通りかかったおうちのブルーの手袋が気になりました。おうちもブルー、漁師さんのおうちです。「海は青いから」青がお好きらしい。

「裏をみな」と案内を受けていくと、ご主人はおうちの裏でヤマメを養殖です。海の近くなのに清水が湧くんですね。


小屋に案内されました。箱には今朝獲ってきた魚です。「今日のお客さんに出すから」と、ご主人はあくまでシャイですが、厚い人情を感じます。ここでまた、お魚について学ぶと漁の話も伺えそうです。


久慈でいろいろなものをいただきましたが、海のものだけではありません。「短角牛(たんかくぎゅう)」というお肉があります。

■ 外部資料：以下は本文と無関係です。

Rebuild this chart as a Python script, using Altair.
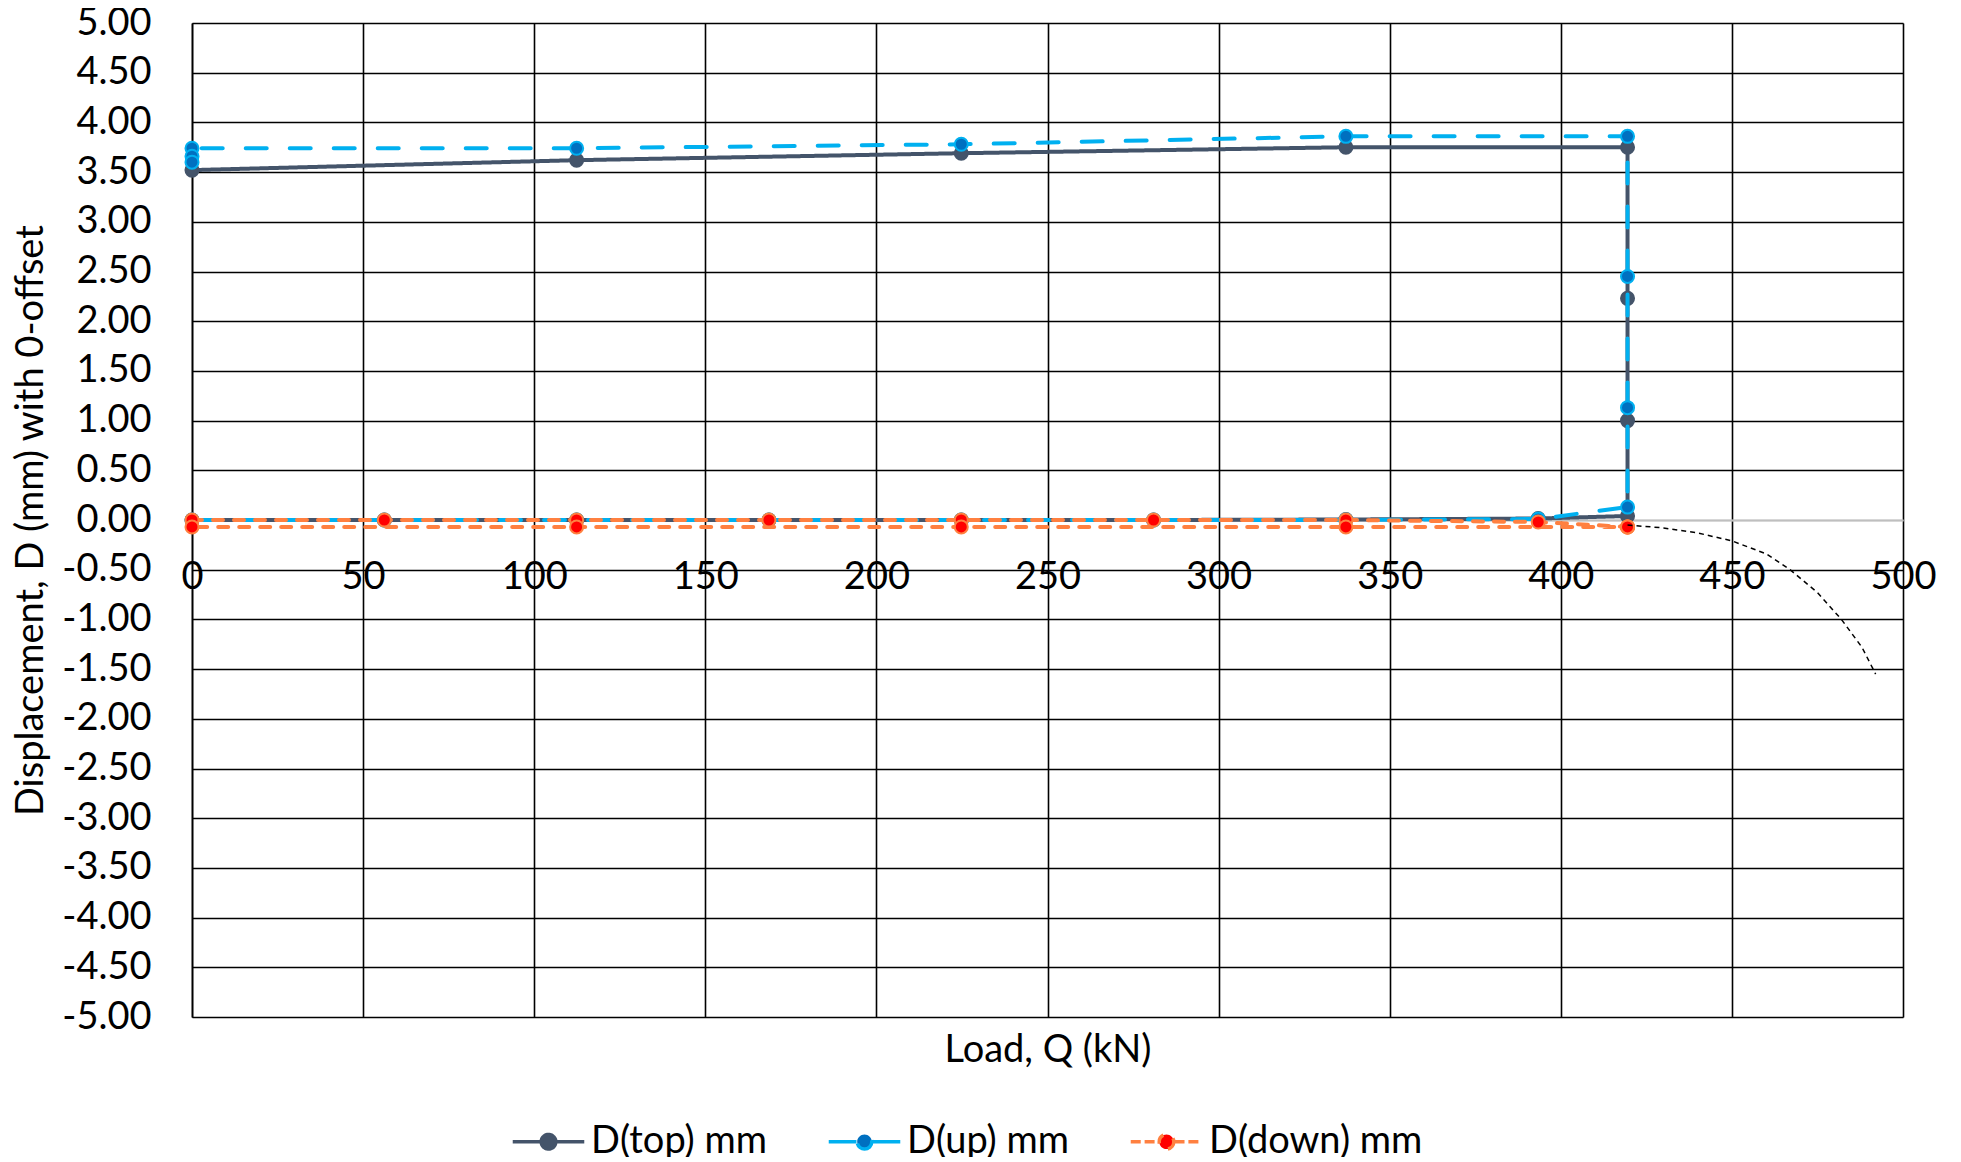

これは久慈の山側の地区で、森の中に放たれて飼われている黒牛。牛舎に入りっぱなしで高カロリーなエサで脂をつけた牛と違うので、肉には人工的な脂がついていません。それだけに、味が深い。しかもヘルシーです。

脂ギトギトのお肉は少量でもう勘弁ですが、このお肉は限りなく食べられる感じ。久慈にわざわざ食べにくるものをもう一つ発見しました。